On April 24, Multichoice announced plans to increase prices for its cable services, scheduled to take effect from May 1.

However, the CCPT ruled that the company should refrain from raising rates as initially scheduled, following an ex-parte motion presented by the applicant’s counsel.

Despite the tribunal’s interim order, checks conducted by Nairametrics revealed that Multichoice Nigeria has forged ahead with the tariff increase, with the new prices being displayed and enforced on its official website.

For DStv Premium subscribers, the price has surged from N29,500 to N37,000, while Compact Plus subscribers now face an increase from N19,800 to N25,000.

Similarly, Compact, Confam, and Yanga subscribers witness price hikes, ranging from 20% to 25% compared to previous rates.

GOtv subscribers also experience a similar fate, with tariff adjustments reflecting significant increases across various subscription packages.

Despite legal injunctions, Multichoice Nigeria’s decision to proceed with the price hike signals a bold move in a highly contested legal battle.

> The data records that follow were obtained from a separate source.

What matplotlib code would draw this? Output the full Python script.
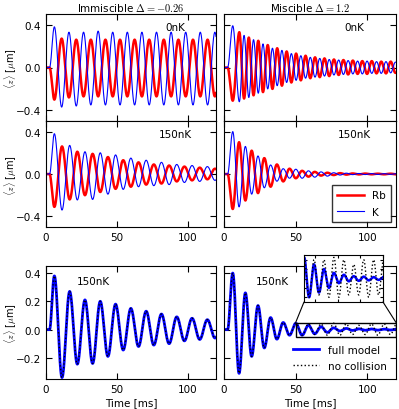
import numpy as np
import matplotlib
matplotlib.use('Agg')
import matplotlib.pyplot as plt
from matplotlib.patches import ConnectionPatch, Rectangle

plt.rcParams['font.family'] = ['DejaVu Sans']
plt.rcParams['mathtext.fontset'] = 'cm'
plt.rcParams['font.size'] = 7.5
plt.rcParams['xtick.direction'] = 'in'
plt.rcParams['ytick.direction'] = 'in'
plt.rcParams['xtick.top'] = True
plt.rcParams['ytick.right'] = True
plt.rcParams['xtick.major.size'] = 4
plt.rcParams['ytick.major.size'] = 4

# 극값(피크/골) 값 - 그림에서 읽은 것
# 왼쪽 열: Immiscible, 오른쪽 열: Miscible
# timing = (상승 시작, 첫 극값 시간, 두번째 극값 시간, 이후 반주기)
imm0_timing = (2.5, 5.9, 11.05, 5.15)
imm0_K = [0.38, -0.37, 0.33, -0.36, 0.33, -0.35, 0.34, -0.35, 0.33, -0.35, 0.33, -0.35,
          0.33, -0.35, 0.33, -0.35, 0.33, -0.35, 0.33, -0.35, 0.33, -0.35, 0.33, -0.35]
imm0_Rb = [-0.30, 0.27, -0.28, 0.26, -0.27, 0.26, -0.27, 0.26, -0.27, 0.26, -0.27, 0.26,
           -0.27, 0.26, -0.27, 0.26, -0.27, 0.26, -0.27, 0.26, -0.27, 0.26, -0.27, 0.26]

imm150_timing = (2.5, 5.9, 11.3, 5.4)
imm150_K = [0.38, -0.34, 0.27, -0.245, 0.21, -0.24, 0.20, -0.19, 0.18, -0.145, 0.15, -0.12,
            0.13, -0.11, 0.11, -0.10, 0.09, -0.08, 0.08, -0.07, 0.07, -0.06, 0.06]
imm150_Rb = [-0.31, 0.26, -0.24, 0.21, -0.20, 0.19, -0.17, 0.16, -0.14, 0.13, -0.12, 0.11,
             -0.10, 0.09, -0.09, 0.08, -0.07, 0.07, -0.06, 0.06, -0.05, 0.05, -0.05]

mis0_timing = (2.5, 6.1, 10.7, 3.3)
mis0_K = [0.39, -0.32, 0.30, -0.28, 0.26, -0.24, 0.22, -0.20, 0.18, -0.17, 0.16, -0.14,
          0.13, -0.12, 0.11, -0.10, 0.095, -0.09, 0.085, -0.08, 0.075, -0.07, 0.07, -0.065,
          0.065, -0.06, 0.06, -0.06, 0.06, -0.055, 0.055, -0.055, 0.055, -0.05, 0.05]
mis0_Rb = [-0.31, 0.33, -0.29, 0.28, -0.26, 0.25, -0.23, 0.21, -0.20, 0.18, -0.17, 0.15,
           -0.14, 0.13, -0.12, 0.11, -0.10, 0.095, -0.09, 0.085, -0.08, 0.075, -0.07, 0.07,
           -0.065, 0.065, -0.06, 0.06, -0.06, 0.06, -0.055, 0.055, -0.055, 0.055, -0.05]

mis150_timing = (2.5, 6.1, 10.5, 4.4)
mis150_K = [0.40, -0.31, 0.26, -0.19, 0.17, -0.13, 0.085, -0.068, 0.05, -0.04, 0.045,
            -0.04, 0.03, -0.03, 0.02, -0.02, 0.012, -0.01, 0.008, -0.006, 0.005, -0.005,
            0.004, -0.004, 0.003, -0.003, 0.003]
mis150_Rb = [-0.33, 0.30, -0.25, 0.22, -0.18, 0.15, -0.12, 0.09, -0.07, 0.05, -0.04,
             0.03, -0.025, 0.02, -0.015, 0.012, -0.01, 0.008, -0.006, 0.005, -0.004,
             0.004, -0.003, 0.003, -0.003, 0.003, -0.003]
# 충돌 없는 경우 (점선)
mis150_nocoll = [0.40, -0.31, 0.26, -0.19, 0.17, -0.13, 0.085, -0.068, 0.05, -0.04, 0.045,
                 -0.04, 0.04, -0.035, 0.04, -0.04, 0.045, -0.04, 0.04, -0.035, 0.03,
                 -0.035, 0.04, -0.04, 0.04, -0.035, 0.04]

titles = [r'Immiscible $\Delta=-0.26$', r'Miscible $\Delta=1.2$']


def wave(t, timing, vals):
    t0, t1, t2, half = timing
    vals = np.asarray(vals)
    tk = np.concatenate([[0.0, t0, t1], t2 + half * np.arange(len(vals) - 1)])
    vk = np.concatenate([[0.0, 0.0], vals])
    idx = np.clip(np.searchsorted(tk, t, side='right') - 1, 0, len(tk) - 2)
    s = np.clip((t - tk[idx]) / (tk[idx + 1] - tk[idx]), 0, 1)
    return vk[idx] + (vk[idx + 1] - vk[idx]) * (1 - np.cos(np.pi * s)) / 2


t = np.linspace(0, 120, 3000)

fig = plt.figure(figsize=(3.99, 4.10), dpi=100)
fig.patch.set_facecolor('white')

W, H = 399., 410.
colx = [(46, 216), (224, 396)]
rows = [(15, 122), (122, 228), (267, 380)]


def make_ax(c, r):
    x0, x1 = colx[c]
    y0, y1 = rows[r]
    return fig.add_axes([x0 / W, 1 - y1 / H, (x1 - x0) / W, (y1 - y0) / H])


ylab = r'$\langle z \rangle$ [$\mu$m]'
panels = [
    (0, 0, imm0_timing, imm0_Rb, imm0_K, '0nK'),
    (1, 0, mis0_timing, mis0_Rb, mis0_K, '0nK'),
    (0, 1, imm150_timing, imm150_Rb, imm150_K, '150nK'),
    (1, 1, mis150_timing, mis150_Rb, mis150_K, '150nK'),
]
for c, r, timing, rb, k, lab in panels:
    ax = make_ax(c, r)
    ax.plot(t, wave(t, timing, rb), color='r', lw=1.8, label='Rb')
    ax.plot(t, wave(t, timing, k), color='b', lw=0.8, label='K')
    ax.set_xlim(0, 120)
    ax.set_ylim(-0.5, 0.5)
    ax.set_xticks([0, 50, 100])
    ax.set_yticks([-0.4, 0.0, 0.4])
    ax.text(0.76, 0.88, lab, transform=ax.transAxes, ha='center', va='center', fontsize=7.5)
    if r == 0:
        ax.set_xticklabels([])
        ax.set_title(titles[c], fontsize=7.5, pad=2)
    if c == 1:
        ax.set_yticklabels([])
    else:
        ax.set_ylabel(ylab, fontsize=7)
        ax.yaxis.set_label_coords(-0.16, 0.5)
    if c == 1 and r == 1:
        ax.legend(loc='lower right', fontsize=7.5, frameon=True, fancybox=False,
                  edgecolor='k', handlelength=2.5, borderpad=0.5, labelspacing=0.6)

# 아래 줄: K 만, 충돌 유무 비교
for c in range(2):
    ax = make_ax(c, 2)
    if c == 0:
        ax.plot(t, wave(t, imm150_timing, imm150_K), color='b', lw=2.0, label='full model')
        ax.plot(t, wave(t, imm150_timing, imm150_K), color='k', lw=1.0, ls=':', label='no collision')
    else:
        ax.plot(t, wave(t, mis150_timing, mis150_K), color='b', lw=2.0, label='full model')
        ax.plot(t, wave(t, mis150_timing, mis150_nocoll), color='k', lw=1.0, ls=':', label='no collision')
    ax.set_xlim(0, 120)
    ax.set_ylim(-0.35, 0.45)
    ax.set_xticks([0, 50, 100])
    ax.set_yticks([-0.2, 0.0, 0.2, 0.4])
    ax.set_xlabel('Time [ms]', labelpad=2)
    ax.text(0.28, 0.87, '150nK', transform=ax.transAxes, ha='center', va='center', fontsize=7.5)
    if c == 0:
        ax.set_ylabel(ylab, fontsize=7)
        ax.yaxis.set_label_coords(-0.16, 0.5)
    else:
        ax.set_yticklabels([])
        ax.legend(loc='lower right', fontsize=7.5, frameon=False, handlelength=2.5,
                  bbox_to_anchor=(1.0, -0.01), labelspacing=0.6)
        axr = ax

# 인셋
x0, x1, y0, y1 = 304, 383, 256, 303
axins = fig.add_axes([x0 / W, 1 - y1 / H, (x1 - x0) / W, (y1 - y0) / H])
axins.plot(t, wave(t, mis150_timing, mis150_K), color='b', lw=1.8)
axins.plot(t, wave(t, mis150_timing, mis150_nocoll), color='k', lw=1.0, ls=':')
axins.set_xlim(50, 120)
axins.set_ylim(-0.05, 0.05)
axins.set_xticks([60, 80, 100, 120])
axins.set_yticks([-0.04, -0.02, 0.0, 0.02, 0.04])
axins.set_xticklabels([])
axins.set_yticklabels([])
axins.tick_params(length=2)

axr.add_patch(Rectangle((50, -0.05), 70, 0.1, fill=False, ec='k', lw=1.0, zorder=5))
for xa, xd in [(0, 50), (1, 120)]:
    con = ConnectionPatch(xyA=(xa, 0), coordsA=axins.transAxes,
                          xyB=(xd, 0.05), coordsB=axr.transData, color='k', lw=0.8)
    fig.add_artist(con)

fig.savefig('out.png', dpi=100, facecolor='white')
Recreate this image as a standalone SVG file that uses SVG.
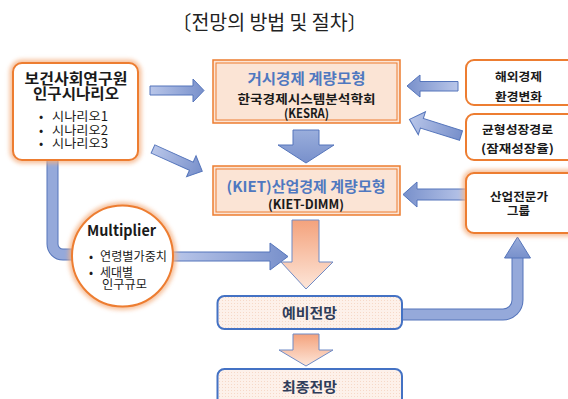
<svg xmlns="http://www.w3.org/2000/svg" width="568" height="399" viewBox="0 0 568 399">
<defs>
<style>
text{font-family:"Noto Sans CJK KR","Noto Sans",sans-serif;}
.b{font-weight:bold;}
.blk{fill:#1a1a1a;}
.blue{fill:#4f78c0;font-weight:bold;}
.peach{fill:#fbe4d5;stroke:#ed7d31;stroke-width:1.5;}
.peachin{fill:none;stroke:#ed7d31;stroke-width:1;}
.wbox{fill:#ffffff;stroke:#ed7d31;stroke-width:2;}
.glow{fill:none;stroke:#f4b183;stroke-width:7;opacity:0.8;filter:url(#blur);}
.barr{stroke:#5575bb;stroke-width:1;}
.oarr{fill:url(#og);stroke:#6f8bc6;stroke-width:1;}
.pbox{fill:url(#dots);stroke:#4472c4;stroke-width:2;}
.band{fill:none;stroke:#5575bb;stroke-width:12;}
.bandin{fill:none;stroke:#95a9da;stroke-width:10;}
</style>
<filter id="blur" x="-30%" y="-30%" width="160%" height="160%"><feGaussianBlur stdDeviation="2"/></filter>
<linearGradient id="bgR" x1="0" y1="0" x2="1" y2="0"><stop offset="0" stop-color="#b9c6e9"/><stop offset="1" stop-color="#7890cb"/></linearGradient>
<linearGradient id="bgL" x1="1" y1="0" x2="0" y2="0"><stop offset="0" stop-color="#b9c6e9"/><stop offset="1" stop-color="#7890cb"/></linearGradient>
<linearGradient id="bgD" x1="0" y1="0" x2="0" y2="1"><stop offset="0" stop-color="#9aaedc"/><stop offset="1" stop-color="#7890cb"/></linearGradient>
<linearGradient id="og" x1="0" y1="0" x2="0" y2="1"><stop offset="0" stop-color="#f4a27c"/><stop offset="1" stop-color="#fde6d9"/></linearGradient>
<pattern id="dots" width="3" height="3" patternUnits="userSpaceOnUse"><rect width="3" height="3" fill="#fdf1ea"/><rect width="1" height="1" fill="#f6d9c8"/></pattern>
</defs>

<text x="172" y="30" font-size="20" fill="#222" textLength="195" lengthAdjust="spacingAndGlyphs">〔전망의 방법 및 절차〕</text>

<g id="connectors">
<path class="band" d="M52.5,158 V244 A10.5,10.5 0 0 0 63,254.5 H76"/>
<path class="bandin" d="M52.5,158 V244 A10.5,10.5 0 0 0 63,254.5 H76"/>
<path class="band" d="M400,314.5 H503 A14.5,14.5 0 0 0 517.5,300 V257"/>
<path class="bandin" d="M400,314.5 H503 A14.5,14.5 0 0 0 517.5,300 V257"/>
<polygon class="barr" fill="url(#bgD)" points="504.5,258 530.5,258 517.5,237"/>
<polygon class="barr" fill="url(#bgR)" points="150,86 193,86 193,79 204,90.5 193,102 193,95 150,95"/>
<polygon class="barr" fill="url(#bgR)" transform="translate(153,149) rotate(24.2)" points="0,-4.5 42,-4.5 42,-11.5 54,0 42,11.5 42,4.5 0,4.5"/>
<polygon class="barr" fill="url(#bgD)" points="293,130 319,130 319,145 334,145 306,163 278,145 293,145"/>
<polygon class="barr" fill="url(#bgL)" points="458,81.5 420,81.5 420,75 407,86 420,97 420,91 458,91"/>
<polygon class="barr" fill="url(#bgL)" transform="translate(461,135.5) rotate(197.4)" points="0,-5 41,-5 41,-12 54,0 41,12 41,5 0,5"/>
<polygon class="barr" fill="url(#bgL)" points="466,189 417,189 417,182 403,194.5 417,207 417,200 466,200"/>
<polygon class="barr" fill="url(#bgR)" points="173,252 270,252 270,243 288,256.5 270,270 270,261 173,261"/>
<polygon class="oarr" points="292,220 319,220 319,262 333,262 306,289 281,262 292,262"/>
<polygon class="oarr" points="293,334 319,334 319,350 333,350 306,366 279,350 293,350"/>
</g>

<g id="kihasa">
<rect class="glow" x="13" y="63" width="125" height="97" rx="9"/>
<rect class="wbox" x="13" y="63" width="125" height="97" rx="9"/>
<text class="b blk" font-size="15" text-anchor="middle"><tspan x="76" y="84" textLength="103" lengthAdjust="spacingAndGlyphs">보건사회연구원</tspan><tspan x="76" y="99" textLength="86" lengthAdjust="spacingAndGlyphs">인구시나리오</tspan></text>
<text class="blk" font-size="12.5"><tspan x="39" y="121">•</tspan><tspan x="52" y="121" textLength="56" lengthAdjust="spacingAndGlyphs">시나리오1</tspan><tspan x="39" y="134.5">•</tspan><tspan x="52" y="134.5" textLength="56" lengthAdjust="spacingAndGlyphs">시나리오2</tspan><tspan x="39" y="148">•</tspan><tspan x="52" y="148" textLength="56" lengthAdjust="spacingAndGlyphs">시나리오3</tspan></text>
</g>

<g id="macro">
<rect class="peach" x="213" y="60" width="187" height="63"/>
<rect class="peachin" x="216" y="63" width="181" height="57"/>
<text class="blue" x="306.5" y="84" font-size="14.5" text-anchor="middle" textLength="118" lengthAdjust="spacingAndGlyphs">거시경제 계량모형</text>
<text class="b blk" font-size="12.5" text-anchor="middle"><tspan x="306.5" y="104" textLength="138" lengthAdjust="spacingAndGlyphs">한국경제시스템분석학회</tspan><tspan x="306.5" y="118" textLength="45" lengthAdjust="spacingAndGlyphs">(KESRA)</tspan></text>
</g>

<g id="kiet">
<rect class="peach" x="213" y="166" width="187" height="49"/>
<rect class="peachin" x="216" y="169" width="181" height="43"/>
<text class="blue" x="306" y="192" font-size="14.5" text-anchor="middle" textLength="159" lengthAdjust="spacingAndGlyphs">(KIET)산업경제 계량모형</text>
<text class="b blk" x="306" y="209" font-size="12.5" text-anchor="middle" textLength="76" lengthAdjust="spacingAndGlyphs">(KIET-DIMM)</text>
</g>

<g id="overseas">
<rect class="wbox" x="466" y="60" width="112" height="45" rx="8"/>
<text class="b blk" font-size="11.8" text-anchor="middle"><tspan x="518.5" y="81" textLength="47" lengthAdjust="spacingAndGlyphs">해외경제</tspan><tspan x="518.5" y="101" textLength="47" lengthAdjust="spacingAndGlyphs">환경변화</tspan></text>
</g>

<g id="balanced">
<rect class="wbox" x="466" y="114" width="112" height="46" rx="8"/>
<text class="b blk" font-size="11.8" text-anchor="middle"><tspan x="517.5" y="134" textLength="71" lengthAdjust="spacingAndGlyphs">균형성장경로</tspan><tspan x="517.5" y="153" textLength="73" lengthAdjust="spacingAndGlyphs">(잠재성장율)</tspan></text>
</g>

<g id="experts">
<rect class="glow" x="466" y="173" width="112" height="60" rx="8"/>
<rect class="wbox" x="466" y="173" width="112" height="60" rx="8"/>
<text class="b blk" font-size="11.8" text-anchor="middle"><tspan x="519" y="201" textLength="58" lengthAdjust="spacingAndGlyphs">산업전문가</tspan><tspan x="518.5" y="215" textLength="23" lengthAdjust="spacingAndGlyphs">그룹</tspan></text>
</g>

<g id="multiplier">
<circle class="glow" cx="122.5" cy="256" r="50.5"/>
<circle class="wbox" cx="122.5" cy="256" r="50.5"/>
<text class="b blk" x="121.5" y="236" font-size="15" text-anchor="middle" textLength="69" lengthAdjust="spacingAndGlyphs">Multiplier</text>
<text class="blk" font-size="12"><tspan x="89" y="261">•</tspan><tspan x="100" y="261" textLength="67" lengthAdjust="spacingAndGlyphs">연령별가중치</tspan><tspan x="89" y="277">•</tspan><tspan x="100" y="277" textLength="33" lengthAdjust="spacingAndGlyphs">세대별</tspan><tspan x="102" y="289" textLength="45" lengthAdjust="spacingAndGlyphs">인구규모</tspan></text>
</g>

<g id="prelim">
<rect class="pbox" x="217.5" y="296" width="184.5" height="33" rx="7"/>
<text class="b" fill="#2f3d5a" x="309.5" y="318" font-size="14" text-anchor="middle" textLength="55" lengthAdjust="spacingAndGlyphs">예비전망</text>
</g>

<g id="final">
<rect class="pbox" x="217.5" y="369" width="184.5" height="40" rx="7"/>
<text class="b" fill="#2f3d5a" x="309.5" y="392" font-size="14" text-anchor="middle" textLength="55" lengthAdjust="spacingAndGlyphs">최종전망</text>
</g>
</svg>
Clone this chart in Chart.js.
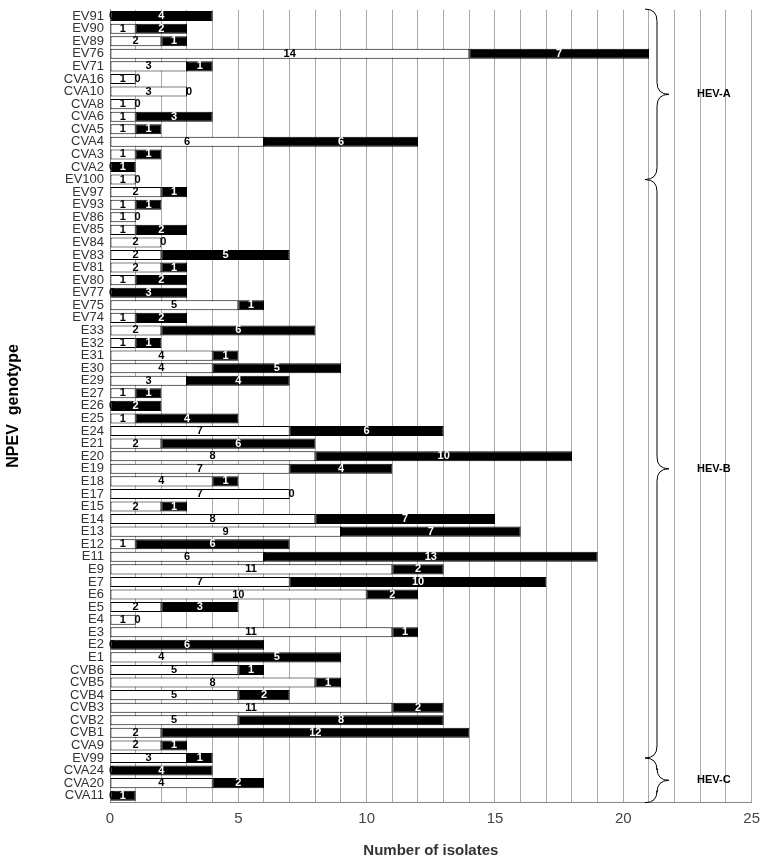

The Acting Chairman of the Federal Competition & Consumer Protection Commission (FCCPC), Adamu Abdullahi, disclosed that Multichoice had provided a detailed explanation for the price adjustments in a four-page letter to the commission.

The company cited factors such as foreign exchange fluctuations, high electricity tariffs, and operational costs as drivers behind the rate revisions.

Abdullahi explained that the FCCPC would scrutinize Multichoice’s justifications for the price hike, collaborating with regulatory bodies like the National Broadcasting Commission (NBC) and the Nigerian Communications Commission (NCC) to ensure compliance with market regulations.

The decision to proceed with the tariff increase has sparked concerns among consumer rights advocates, who question Multichoice’s adherence to legal directives.

Despite the company’s rationale for the price adjustment, critics argue that subscribers should not bear the brunt of economic challenges beyond their control.